* Problem description *
Leave out every picture, then transcribe the rest of the listing exactly.

* Dataset content *

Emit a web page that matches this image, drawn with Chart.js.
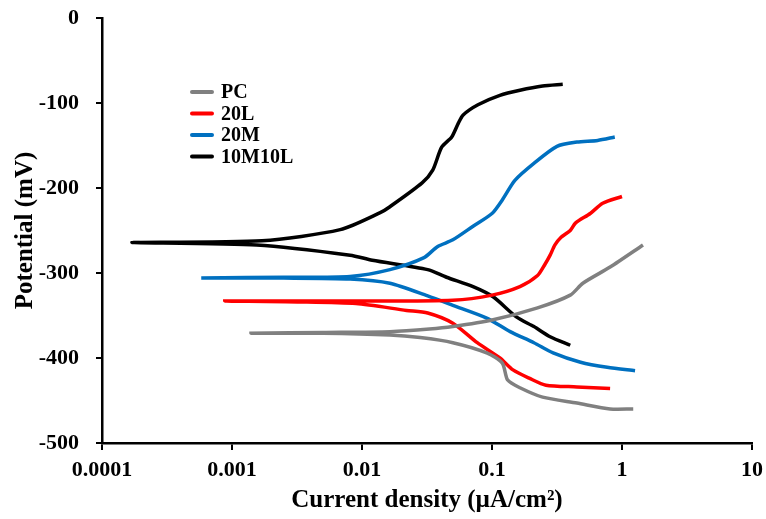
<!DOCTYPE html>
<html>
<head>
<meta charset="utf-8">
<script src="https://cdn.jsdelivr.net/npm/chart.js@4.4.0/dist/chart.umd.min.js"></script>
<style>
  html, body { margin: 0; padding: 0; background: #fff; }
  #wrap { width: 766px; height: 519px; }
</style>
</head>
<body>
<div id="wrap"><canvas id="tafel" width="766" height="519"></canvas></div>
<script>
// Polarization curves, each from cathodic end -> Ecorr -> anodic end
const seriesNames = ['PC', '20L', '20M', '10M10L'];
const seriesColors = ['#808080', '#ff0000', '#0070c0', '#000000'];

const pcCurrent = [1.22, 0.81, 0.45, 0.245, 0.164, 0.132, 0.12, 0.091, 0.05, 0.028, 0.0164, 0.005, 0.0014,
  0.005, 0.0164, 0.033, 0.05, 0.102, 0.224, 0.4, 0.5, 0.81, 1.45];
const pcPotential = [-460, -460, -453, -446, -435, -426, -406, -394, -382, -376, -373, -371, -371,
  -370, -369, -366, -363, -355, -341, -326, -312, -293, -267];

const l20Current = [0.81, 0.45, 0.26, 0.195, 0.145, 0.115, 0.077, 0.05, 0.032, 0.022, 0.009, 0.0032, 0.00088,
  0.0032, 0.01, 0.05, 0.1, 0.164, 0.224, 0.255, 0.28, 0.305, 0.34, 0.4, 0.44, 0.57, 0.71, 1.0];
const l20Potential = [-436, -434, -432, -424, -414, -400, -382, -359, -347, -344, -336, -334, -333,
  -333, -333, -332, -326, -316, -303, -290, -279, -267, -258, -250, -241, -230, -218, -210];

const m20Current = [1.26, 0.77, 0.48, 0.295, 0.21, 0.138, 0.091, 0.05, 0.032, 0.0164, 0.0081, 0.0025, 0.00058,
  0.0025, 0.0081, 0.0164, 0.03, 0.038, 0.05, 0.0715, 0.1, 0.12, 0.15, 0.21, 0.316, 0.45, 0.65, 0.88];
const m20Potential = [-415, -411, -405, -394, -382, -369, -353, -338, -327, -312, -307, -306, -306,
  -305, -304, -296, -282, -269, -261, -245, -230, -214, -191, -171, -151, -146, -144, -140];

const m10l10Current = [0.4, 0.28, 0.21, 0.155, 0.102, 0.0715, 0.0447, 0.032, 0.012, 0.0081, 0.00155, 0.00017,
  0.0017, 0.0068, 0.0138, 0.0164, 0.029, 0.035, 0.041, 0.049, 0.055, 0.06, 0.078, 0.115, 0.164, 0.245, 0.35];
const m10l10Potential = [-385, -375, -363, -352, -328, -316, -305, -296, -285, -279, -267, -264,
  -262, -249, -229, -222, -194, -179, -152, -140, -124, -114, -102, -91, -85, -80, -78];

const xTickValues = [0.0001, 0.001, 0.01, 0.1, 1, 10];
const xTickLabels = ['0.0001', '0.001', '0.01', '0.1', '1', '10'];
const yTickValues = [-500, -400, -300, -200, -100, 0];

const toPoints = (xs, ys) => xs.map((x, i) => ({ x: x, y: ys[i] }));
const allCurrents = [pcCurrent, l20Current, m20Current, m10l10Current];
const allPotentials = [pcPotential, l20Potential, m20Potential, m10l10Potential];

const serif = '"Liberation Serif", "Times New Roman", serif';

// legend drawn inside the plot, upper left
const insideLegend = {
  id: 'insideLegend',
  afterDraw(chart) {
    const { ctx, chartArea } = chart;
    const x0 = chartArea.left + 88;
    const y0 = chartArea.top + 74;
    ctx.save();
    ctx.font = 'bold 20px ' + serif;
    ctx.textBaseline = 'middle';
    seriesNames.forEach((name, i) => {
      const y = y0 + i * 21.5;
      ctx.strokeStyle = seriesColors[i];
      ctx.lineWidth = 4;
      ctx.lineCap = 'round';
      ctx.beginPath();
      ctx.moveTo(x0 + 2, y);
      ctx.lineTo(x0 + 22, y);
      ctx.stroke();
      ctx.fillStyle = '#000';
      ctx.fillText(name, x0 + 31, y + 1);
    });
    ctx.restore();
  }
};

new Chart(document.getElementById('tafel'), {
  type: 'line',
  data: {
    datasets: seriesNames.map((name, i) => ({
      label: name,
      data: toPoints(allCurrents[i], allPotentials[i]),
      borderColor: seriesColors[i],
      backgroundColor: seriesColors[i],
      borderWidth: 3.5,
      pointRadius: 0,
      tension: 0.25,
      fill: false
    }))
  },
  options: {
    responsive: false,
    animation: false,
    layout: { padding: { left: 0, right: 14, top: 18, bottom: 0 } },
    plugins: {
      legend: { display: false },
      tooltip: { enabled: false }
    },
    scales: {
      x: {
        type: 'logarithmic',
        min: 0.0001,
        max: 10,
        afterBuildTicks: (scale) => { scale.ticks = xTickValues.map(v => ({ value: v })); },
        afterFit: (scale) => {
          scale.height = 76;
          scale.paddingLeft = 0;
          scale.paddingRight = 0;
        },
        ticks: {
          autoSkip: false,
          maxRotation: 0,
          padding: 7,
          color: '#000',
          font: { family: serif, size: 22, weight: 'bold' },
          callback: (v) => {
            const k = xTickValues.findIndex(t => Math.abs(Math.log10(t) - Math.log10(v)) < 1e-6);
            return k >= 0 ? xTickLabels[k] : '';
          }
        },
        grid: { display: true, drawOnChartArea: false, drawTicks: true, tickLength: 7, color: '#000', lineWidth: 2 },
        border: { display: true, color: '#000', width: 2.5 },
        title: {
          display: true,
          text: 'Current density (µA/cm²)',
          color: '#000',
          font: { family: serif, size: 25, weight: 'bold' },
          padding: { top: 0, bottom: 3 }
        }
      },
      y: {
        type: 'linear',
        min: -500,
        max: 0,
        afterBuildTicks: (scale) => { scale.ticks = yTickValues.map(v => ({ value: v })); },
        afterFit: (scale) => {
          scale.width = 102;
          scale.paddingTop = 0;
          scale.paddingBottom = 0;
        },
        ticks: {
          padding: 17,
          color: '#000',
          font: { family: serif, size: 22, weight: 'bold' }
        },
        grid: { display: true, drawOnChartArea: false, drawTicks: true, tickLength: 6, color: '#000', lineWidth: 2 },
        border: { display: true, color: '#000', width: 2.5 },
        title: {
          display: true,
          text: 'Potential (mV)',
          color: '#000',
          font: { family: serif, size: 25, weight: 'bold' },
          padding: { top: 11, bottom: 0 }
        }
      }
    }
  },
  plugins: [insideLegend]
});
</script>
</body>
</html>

* Solved problem *
Emit a web page that matches this image, drawn with Chart.js.
<!DOCTYPE html>
<html>
<head>
<meta charset="utf-8">
<script src="https://cdn.jsdelivr.net/npm/chart.js@4.4.0/dist/chart.umd.min.js"></script>
<style>
  html, body { margin: 0; padding: 0; background: #fff; }
  #wrap { width: 766px; height: 519px; }
</style>
</head>
<body>
<div id="wrap"><canvas id="tafel" width="766" height="519"></canvas></div>
<script>
// Polarization curves, each from cathodic end -> Ecorr -> anodic end
const seriesNames = ['PC', '20L', '20M', '10M10L'];
const seriesColors = ['#808080', '#ff0000', '#0070c0', '#000000'];

const pcCurrent = [1.22, 0.81, 0.45, 0.245, 0.164, 0.132, 0.12, 0.091, 0.05, 0.028, 0.0164, 0.005, 0.0014,
  0.005, 0.0164, 0.033, 0.05, 0.102, 0.224, 0.4, 0.5, 0.81, 1.45];
const pcPotential = [-460, -460, -453, -446, -435, -426, -406, -394, -382, -376, -373, -371, -371,
  -370, -369, -366, -363, -355, -341, -326, -312, -293, -267];

const l20Current = [0.81, 0.45, 0.26, 0.195, 0.145, 0.115, 0.077, 0.05, 0.032, 0.022, 0.009, 0.0032, 0.00088,
  0.0032, 0.01, 0.05, 0.1, 0.164, 0.224, 0.255, 0.28, 0.305, 0.34, 0.4, 0.44, 0.57, 0.71, 1.0];
const l20Potential = [-436, -434, -432, -424, -414, -400, -382, -359, -347, -344, -336, -334, -333,
  -333, -333, -332, -326, -316, -303, -290, -279, -267, -258, -250, -241, -230, -218, -210];

const m20Current = [1.26, 0.77, 0.48, 0.295, 0.21, 0.138, 0.091, 0.05, 0.032, 0.0164, 0.0081, 0.0025, 0.00058,
  0.0025, 0.0081, 0.0164, 0.03, 0.038, 0.05, 0.0715, 0.1, 0.12, 0.15, 0.21, 0.316, 0.45, 0.65, 0.88];
const m20Potential = [-415, -411, -405, -394, -382, -369, -353, -338, -327, -312, -307, -306, -306,
  -305, -304, -296, -282, -269, -261, -245, -230, -214, -191, -171, -151, -146, -144, -140];

const m10l10Current = [0.4, 0.28, 0.21, 0.155, 0.102, 0.0715, 0.0447, 0.032, 0.012, 0.0081, 0.00155, 0.00017,
  0.0017, 0.0068, 0.0138, 0.0164, 0.029, 0.035, 0.041, 0.049, 0.055, 0.06, 0.078, 0.115, 0.164, 0.245, 0.35];
const m10l10Potential = [-385, -375, -363, -352, -328, -316, -305, -296, -285, -279, -267, -264,
  -262, -249, -229, -222, -194, -179, -152, -140, -124, -114, -102, -91, -85, -80, -78];

const xTickValues = [0.0001, 0.001, 0.01, 0.1, 1, 10];
const xTickLabels = ['0.0001', '0.001', '0.01', '0.1', '1', '10'];
const yTickValues = [-500, -400, -300, -200, -100, 0];

const toPoints = (xs, ys) => xs.map((x, i) => ({ x: x, y: ys[i] }));
const allCurrents = [pcCurrent, l20Current, m20Current, m10l10Current];
const allPotentials = [pcPotential, l20Potential, m20Potential, m10l10Potential];

const serif = '"Liberation Serif", "Times New Roman", serif';

// legend drawn inside the plot, upper left
const insideLegend = {
  id: 'insideLegend',
  afterDraw(chart) {
    const { ctx, chartArea } = chart;
    const x0 = chartArea.left + 88;
    const y0 = chartArea.top + 74;
    ctx.save();
    ctx.font = 'bold 20px ' + serif;
    ctx.textBaseline = 'middle';
    seriesNames.forEach((name, i) => {
      const y = y0 + i * 21.5;
      ctx.strokeStyle = seriesColors[i];
      ctx.lineWidth = 4;
      ctx.lineCap = 'round';
      ctx.beginPath();
      ctx.moveTo(x0 + 2, y);
      ctx.lineTo(x0 + 22, y);
      ctx.stroke();
      ctx.fillStyle = '#000';
      ctx.fillText(name, x0 + 31, y + 1);
    });
    ctx.restore();
  }
};

new Chart(document.getElementById('tafel'), {
  type: 'line',
  data: {
    datasets: seriesNames.map((name, i) => ({
      label: name,
      data: toPoints(allCurrents[i], allPotentials[i]),
      borderColor: seriesColors[i],
      backgroundColor: seriesColors[i],
      borderWidth: 3.5,
      pointRadius: 0,
      tension: 0.25,
      fill: false
    }))
  },
  options: {
    responsive: false,
    animation: false,
    layout: { padding: { left: 0, right: 14, top: 18, bottom: 0 } },
    plugins: {
      legend: { display: false },
      tooltip: { enabled: false }
    },
    scales: {
      x: {
        type: 'logarithmic',
        min: 0.0001,
        max: 10,
        afterBuildTicks: (scale) => { scale.ticks = xTickValues.map(v => ({ value: v })); },
        afterFit: (scale) => {
          scale.height = 76;
          scale.paddingLeft = 0;
          scale.paddingRight = 0;
        },
        ticks: {
          autoSkip: false,
          maxRotation: 0,
          padding: 7,
          color: '#000',
          font: { family: serif, size: 22, weight: 'bold' },
          callback: (v) => {
            const k = xTickValues.findIndex(t => Math.abs(Math.log10(t) - Math.log10(v)) < 1e-6);
            return k >= 0 ? xTickLabels[k] : '';
          }
        },
        grid: { display: true, drawOnChartArea: false, drawTicks: true, tickLength: 7, color: '#000', lineWidth: 2 },
        border: { display: true, color: '#000', width: 2.5 },
        title: {
          display: true,
          text: 'Current density (µA/cm²)',
          color: '#000',
          font: { family: serif, size: 25, weight: 'bold' },
          padding: { top: 0, bottom: 3 }
        }
      },
      y: {
        type: 'linear',
        min: -500,
        max: 0,
        afterBuildTicks: (scale) => { scale.ticks = yTickValues.map(v => ({ value: v })); },
        afterFit: (scale) => {
          scale.width = 102;
          scale.paddingTop = 0;
          scale.paddingBottom = 0;
        },
        ticks: {
          padding: 17,
          color: '#000',
          font: { family: serif, size: 22, weight: 'bold' }
        },
        grid: { display: true, drawOnChartArea: false, drawTicks: true, tickLength: 6, color: '#000', lineWidth: 2 },
        border: { display: true, color: '#000', width: 2.5 },
        title: {
          display: true,
          text: 'Potential (mV)',
          color: '#000',
          font: { family: serif, size: 25, weight: 'bold' },
          padding: { top: 11, bottom: 0 }
        }
      }
    }
  },
  plugins: [insideLegend]
});
</script>
</body>
</html>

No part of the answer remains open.